A great deal of hype has been generated recently by the prospect of “greener” biofuels such as ethanol and biodiesel. The Senate Energy Bill passed in late June and endorsed by President Bush mandates the production of 36 billion gallons of ethanol by 2022, a more than 700% increase from current levels.
Many cite ethanol and biodiesel as the best route to a cleaner environment and increased energy independence. In reality, however, the potential of these new energy sources to halt climate change is small, while their use will undoubtedly exacerbate many of the problems facing the world’s working class.

Biofuels and the Environment
Although burning ethanol produces less atmosphere-warming carbon than traditional gasoline, its production requires massive amounts of fossil fuels. It takes the equivalent of “seven barrels of oil to produce eight barrels of corn-based ethanol” (CATO Institute, 5/8/06).

Many processing plants being planned and built to produce ethanol will be fueled by coal, which effectively erases any decrease in the amount of carbon garnered by using ethanol as a substitute for oil. This means that the impact of increased ethanol usage on climate change will be negligible at best.

In addition, the increased demand for corn and other biofuel crops poses a serious threat to precious natural resources. Rainforests in Malaysia, Brazil, and Indonesia are being bulldozed and burnt to make room for biofuel crops. Not only are these unique habitats home to countless endangered species, the destruction of vast swaths of these landscapes produces huge amounts of excess carbon.

Although the rhetoric surrounding ethanol couches the issue solely in terms of “energy independence” and environmental concerns, big business and the corporate politicians both stand to benefit from the expansion of biofuel usage.

For instance, Illinois Senator Barack Obama unrealistically claims that ethanol production is necessary “not only for the future of our farmers, the future of our economy, and the future of our environment, but to make our country a place that is independent and innovative enough to control its own energy future” (Pekin Daily Times, 3/16/05).

What Obama does not mention is that ethanol’s “profits accrue to a small group of corporate corn growers led by Illinois-headquartered Archer Daniels Midland,” (Ken Silverstein, “Barack Obama Inc.”, Harper’s Magazine, 11/06). As Tad Patzek of University of California Berkeley’s Department of Civil and Environmental Engineering writes, ethanol production is based on “the massive transfer of money from the collective pocket of the U.S. taxpayers to the transnational agricultural cartel.”

Threat to Food Supplies
Ethanol and other crop-based fuels also pose a threat to food supplies, particularly for workers and the poor around the world. Mexico has already experienced major price increases for staples like corn and tortillas because of the rising demand for corn to produce ethanol. These price hikes and shortages have sparked major protests in Mexico City against the right-wing regime of Felipe Calderon (International Herald Tribune, 2/1/07).

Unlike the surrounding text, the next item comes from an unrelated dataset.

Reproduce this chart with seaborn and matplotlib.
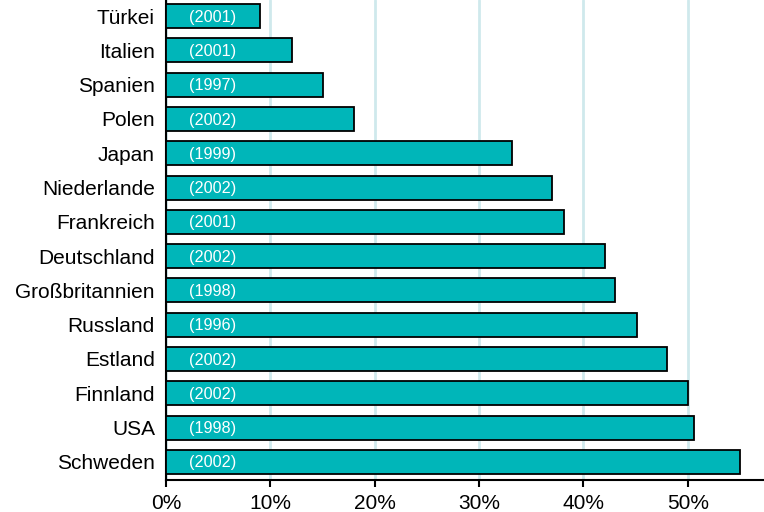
import matplotlib
matplotlib.use("Agg")
import matplotlib.pyplot as plt
import seaborn as sns
import pandas as pd
from matplotlib.ticker import FuncFormatter

countries = ["Türkei", "Italien", "Spanien", "Polen", "Japan", "Niederlande", "Frankreich",
             "Deutschland", "Großbritannien", "Russland", "Estland", "Finnland", "USA", "Schweden"]
values = [9.0, 12.1, 15.0, 18.0, 33.2, 37.0, 38.1, 42.1, 43.0, 45.1, 48.0, 50.0, 50.6, 55.0]
years = ["(2001)", "(2001)", "(1997)", "(2002)", "(1999)", "(2002)", "(2001)",
         "(2002)", "(1998)", "(1996)", "(2002)", "(2002)", "(1998)", "(2002)"]
xticks = [0, 10, 20, 30, 40, 50]

df = pd.DataFrame({"Land": countries, "Wert": values, "Jahr": years})

sns.set_style("white")
plt.rcParams["font.family"] = ["Liberation Sans", "DejaVu Sans"]

fig = plt.figure(figsize=(7.64, 5.12), dpi=100)
ax = fig.add_axes([166 / 764, 32 / 512, (764 - 166) / 764, 480 / 512])

sns.barplot(data=df, x="Wert", y="Land", orient="h", color="#00B6B9", saturation=1,
            edgecolor="black", linewidth=1.3, width=0.7, ax=ax, zorder=3)

for i, lab in enumerate(years):
    ax.text(2.2, i + 0.03, lab, color="white", fontsize=11.7, va="center", ha="left", zorder=4)

ax.set_xlim(0, 57.3)
ax.set_ylim(13.53, -0.47)
ax.set_xticks(xticks)
ax.xaxis.set_major_formatter(FuncFormatter(lambda v, p: f"{int(v)}%"))
ax.grid(axis="x", color="#cfe9ec", linewidth=2, zorder=0)
ax.grid(axis="y", visible=False)
ax.set_xlabel("")
ax.set_ylabel("")
for s in ["top", "right"]:
    ax.spines[s].set_visible(False)
for s in ["left", "bottom"]:
    ax.spines[s].set_color("black")
    ax.spines[s].set_linewidth(1.5)
ax.tick_params(axis="x", direction="out", length=5, width=1.5, color="black",
               labelsize=15, labelcolor="black", pad=5, bottom=True)
ax.tick_params(axis="y", length=0, labelsize=15, labelcolor="black", pad=8)

fig.savefig("out.png", dpi=100)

These price spikes in the necessities of life for average Mexicans demonstrate the exploitative nature of NAFTA. Millions of Mexican farmers have been driven out of business under NAFTA by heavily-subsidized American corn.
America’s growing appetite for ethanol can only mean a more difficult, expensive existence for workers and poor worldwide. The proliferation of ethanol seems criminal when “the grain required to make enough ethanol to fill an SUV tank is enough to feed a person for a whole year” (Brian Tokar, “Running on Hype”, Counterpunch, 11/1/06).

The Way Forward
The dire threat global warming poses for humanity has been made painfully clear in recent years. In order to insure our survival, we must find a clean alternative to fossil fuels.

Ethanol however, is not the alternative; rather, it is the product of a system that puts short-term profits ahead of all other concerns. Major corporations and corporate-backed political parties are willing to risk the future of people all over the world for a few agricultural subsidies and increased quarterly earnings.

Ethanol represents a dangerous diversion from the pursuit of actual solutions to climate change. Although options like wind and solar power have enormous potential to reduce our dependence on carbon-producing bio and fossil fuels, they are not given the same attention as ethanol because they might not generate as high profit margins. This sort of narrow, self-interested calculation, which is the essence of capitalism, is what stands in the way of meaningful change on this issue.

Workers and young people must stand up to big business and the corporate political parties and demand a change in this system that will sacrifice the future of humanity for a few measly dollars in the present. Only a socialist economy in which essential resources are democratically controlled by the whole of society – rather than by a few corporations who put profit above all else – can solve the crisis of climate change.